In January-July 2024, Ukrainian steel companies increased exports of long products by 13.7% y/y – to 318 thousand tons. The main volume of exports falls on wire rod – 140 thousand tons (+9.5% y/y) and carbon steel wire – 72 thousand tons (+4.9% y/y). Another 56.5 thousand tons (+27 y/y) of exports fall on rebar (code 7214).

The forecast of the International Long Products Manufacturers and Exporters Association (IREPAS) notes that the outlook for the global long products market remains uncertain. Demand in the global market of long products is still below supply, and production volumes are declining. The leader in this segment – China – reduces prices for billets and increases exports to other countries. In turn, demand for long products in Europe has long been influenced by the crisis in construction.

General trends and forecasts

The general trend of recent months and most forecasts for the near future suggest that almost all major items of Ukrainian iron & steel exports will have downward price dynamics by the end of this year.

According to GMK Center estimates, Ukraine may lose 16% of pig iron exports (200 thousand tons), 13% of semi-finished steel exports (150 thousand tons), 8% of flat rolled steel exports (100 thousand tons), 14% of long rolled steel exports (50 thousand tons). These are exports to markets that are relatively far away from Ukraine, so in case of lower prices for products, the competitiveness of Ukrainian producers will suffer the most. Due to the war, logistics costs of Ukrainian enterprises are significantly higher than those of similar enterprises from other countries. Amid it, a further reduction in product prices may make supplies from Ukraine economically unprofitable.

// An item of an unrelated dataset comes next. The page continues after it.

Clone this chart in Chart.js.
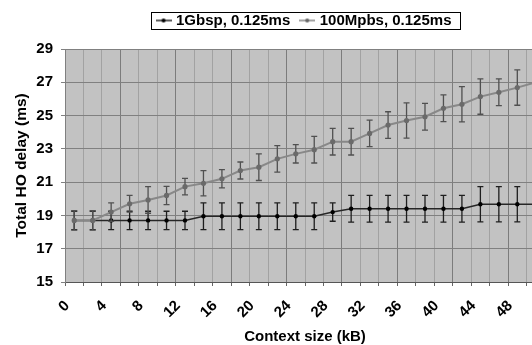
<!DOCTYPE html>
<html>
<head>
<meta charset="utf-8">
<script src="https://cdn.jsdelivr.net/npm/chart.js@4.4.0/dist/chart.umd.min.js"></script>
<style>
    html, body { margin: 0; padding: 0; background: #fff; overflow: hidden; }
    .divDelai { position: relative; width: 532px; height: 345px; overflow: hidden; }
    #GraphiqueDelai { position: absolute; left: 0; top: 0; }
</style>
</head>
<body>
<div class="divDelai"><canvas id="GraphiqueDelai" width="560" height="345"></canvas></div>
<script>
// tailles de contexte (kB) - une etiquette sur deux est affichee
var taillesContexte = ['0', '2', '4', '6', '8', '10', '12', '14', '16', '18', '20', '22', '24',
    '26', '28', '30', '32', '34', '36', '38', '40', '42', '44', '46', '48', '50'];

// 1Gbsp, 0.125ms
var delai1G = [18.7, 18.7, 18.7, 18.7, 18.7, 18.7, 18.7, 18.95, 18.95, 18.95, 18.95, 18.95, 18.95,
    18.95, 19.2, 19.4, 19.4, 19.4, 19.4, 19.4, 19.4, 19.4, 19.67, 19.67, 19.67, 19.67];
var erreur1G = [0.55, 0.55, 0.55, 0.55, 0.55, 0.55, 0.55, 0.8, 0.8, 0.8, 0.8, 0.8, 0.8,
    0.8, 0.55, 0.8, 0.8, 0.8, 0.8, 0.8, 0.8, 0.8, 1.06, 1.06, 1.06, 1.06];

// 100Mpbs, 0.125ms
var delai100M = [18.7, 18.7, 19.2, 19.7, 19.93, 20.2, 20.73, 20.93, 21.2, 21.7, 21.9, 22.4, 22.7,
    22.95, 23.43, 23.43, 23.93, 24.43, 24.7, 24.93, 25.44, 25.68, 26.14, 26.4, 26.68, 27.0];
var erreur100M = [0.58, 0.58, 0.55, 0.5, 0.8, 0.55, 0.5, 0.76, 0.55, 0.51, 0.8, 0.8, 0.55,
    0.8, 0.8, 0.8, 0.8, 0.8, 1.06, 0.8, 0.8, 1.06, 1.06, 0.8, 1.06, 1.06];

var axeY = [15, 29, 2]; // min, max, pas

Chart.defaults.font.family = "'Liberation Sans', Arial, sans-serif";
Chart.defaults.font.weight = 'bold';
Chart.defaults.color = '#000';

function SymboleLegende(couleurLigne, couleurPoint) {
    var c = document.createElement('canvas');
    c.width = 16;
    c.height = 8;
    var g = c.getContext('2d');
    g.strokeStyle = couleurLigne;
    g.lineWidth = 1.5;
    g.beginPath();
    g.moveTo(0, 4);
    g.lineTo(16, 4);
    g.stroke();
    g.fillStyle = couleurPoint;
    g.beginPath();
    g.arc(8, 4, 2, 0, Math.PI * 2);
    g.fill();
    return c;
}

var symboles = [SymboleLegende('#262626', '#000'), SymboleLegende('#858585', '#666')];

var fondGraphique = {
    id: 'fondGraphique',
    beforeDraw: function (chart) {
        var a = chart.chartArea;
        var ctx = chart.ctx;
        ctx.save();
        ctx.fillStyle = '#c2c2c2';
        ctx.fillRect(a.left, a.top, a.right - a.left, a.bottom - a.top);
        ctx.restore();
    }
};

var barresErreur = {
    id: 'barresErreur',
    beforeDatasetDraw: function (chart, args) {
        var ds = chart.data.datasets[args.index];
        var y = chart.scales.y;
        var ctx = chart.ctx;
        ctx.save();
        ctx.strokeStyle = ds.couleurErreur;
        ctx.lineWidth = 1.3;
        args.meta.data.forEach(function (pt, i) {
            var haut = y.getPixelForValue(ds.data[i] + ds.erreurs[i]);
            var bas = y.getPixelForValue(ds.data[i] - ds.erreurs[i]);
            ctx.beginPath();
            ctx.moveTo(pt.x, haut);
            ctx.lineTo(pt.x, bas);
            ctx.moveTo(pt.x - 3, haut);
            ctx.lineTo(pt.x + 3, haut);
            ctx.moveTo(pt.x - 3, bas);
            ctx.lineTo(pt.x + 3, bas);
            ctx.stroke();
        });
        ctx.restore();
    }
};

var cadreLegende = {
    id: 'cadreLegende',
    afterInit: function (chart) {
        var legende = chart.legend;
        var fitOrigine = legende.fit;
        legende.fit = function () {
            fitOrigine.call(this);
            this.height += 11;
        };
    },
    afterDraw: function (chart) {
        var boites = chart.legend.legendHitBoxes;
        if (!boites || !boites.length) return;
        var premier = boites[0];
        var dernier = boites[boites.length - 1];
        var gauche = Math.round(premier.left - 8);
        var droite = Math.round(dernier.left + dernier.width + 9);
        var haut = Math.round(premier.top + premier.height / 2 - 8.5);
        var ctx = chart.ctx;
        ctx.save();
        ctx.strokeStyle = '#000';
        ctx.lineWidth = 1;
        ctx.strokeRect(gauche + 0.5, haut + 0.5, droite - gauche, 17);
        ctx.restore();
    }
};

var ctx = document.getElementById('GraphiqueDelai').getContext('2d');

var graphique = new Chart(ctx, {
    type: 'line',
    data: {
        labels: taillesContexte,
        datasets: [
            {
                label: '1Gbsp, 0.125ms',
                data: delai1G,
                erreurs: erreur1G,
                couleurErreur: '#1e1e1e',
                borderColor: '#262626',
                backgroundColor: '#000',
                borderWidth: 1.5,
                pointRadius: 2.2,
                pointBorderWidth: 0,
                order: 1
            },
            {
                label: '100Mpbs, 0.125ms',
                data: delai100M,
                erreurs: erreur100M,
                couleurErreur: '#505050',
                borderColor: '#888888',
                backgroundColor: '#6a6a6a',
                borderWidth: 2,
                pointRadius: 2.6,
                pointBorderWidth: 0,
                order: 0
            }
        ]
    },
    options: {
        responsive: false,
        animation: false,
        layout: { padding: { top: 1, right: 15, bottom: 0, left: 0 } },
        plugins: {
            tooltip: { enabled: false },
            legend: {
                position: 'top',
                fullSize: false,
                labels: {
                    usePointStyle: true,
                    pointStyleWidth: 10,
                    padding: 12,
                    font: { size: 15, weight: 'bold' },
                    sort: function (a, b) { return a.datasetIndex - b.datasetIndex; },
                    generateLabels: function (chart) {
                        var items = Chart.defaults.plugins.legend.labels.generateLabels(chart);
                        items.forEach(function (it) { it.pointStyle = symboles[it.datasetIndex]; });
                        return items;
                    }
                }
            }
        },
        scales: {
            x: {
                offset: true,
                afterFit: function (s) { s.height = 63; },
                grid: {
                    offset: true,
                    tickLength: 4,
                    tickColor: '#666',
                    color: function (c) { return c.index % 3 === 0 ? '#7c7c7c' : '#a2a2a2'; }
                },
                border: { color: '#555' },
                ticks: {
                    autoSkip: false,
                    minRotation: 45,
                    maxRotation: 45,
                    padding: 11,
                    labelOffset: -7,
                    font: { size: 15, weight: 'bold' },
                    callback: function (v, i) { return i % 2 ? '' : taillesContexte[i]; }
                },
                title: {
                    display: true,
                    text: 'Context size (kB)',
                    font: { size: 15, weight: 'bold' },
                    padding: { top: 0, bottom: -1 }
                }
            },
            y: {
                min: axeY[0],
                max: axeY[1],
                afterFit: function (s) { s.width = 65; },
                grid: { color: '#808080', tickLength: 4, tickColor: '#808080' },
                border: { color: '#808080' },
                ticks: {
                    stepSize: axeY[2],
                    padding: 8,
                    font: { size: 15, weight: 'bold' }
                },
                title: {
                    display: true,
                    text: 'Total HO delay (ms)',
                    font: { size: 15.5, weight: 'bold' },
                    padding: { top: 12, bottom: 0 }
                }
            }
        }
    },
    plugins: [fondGraphique, barresErreur, cadreLegende]
});
</script>
</body>
</html>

Ukrainian exporters are literally struggling to continue exports, which are vital for the Ukrainian economy. Internal negative factors are overlaid with external factors that are beyond our influence. In such conditions, it is important to find solutions that would not aggravate the current situation at the state level, but would contribute to its improvement by easing regulatory, tax and other barriers.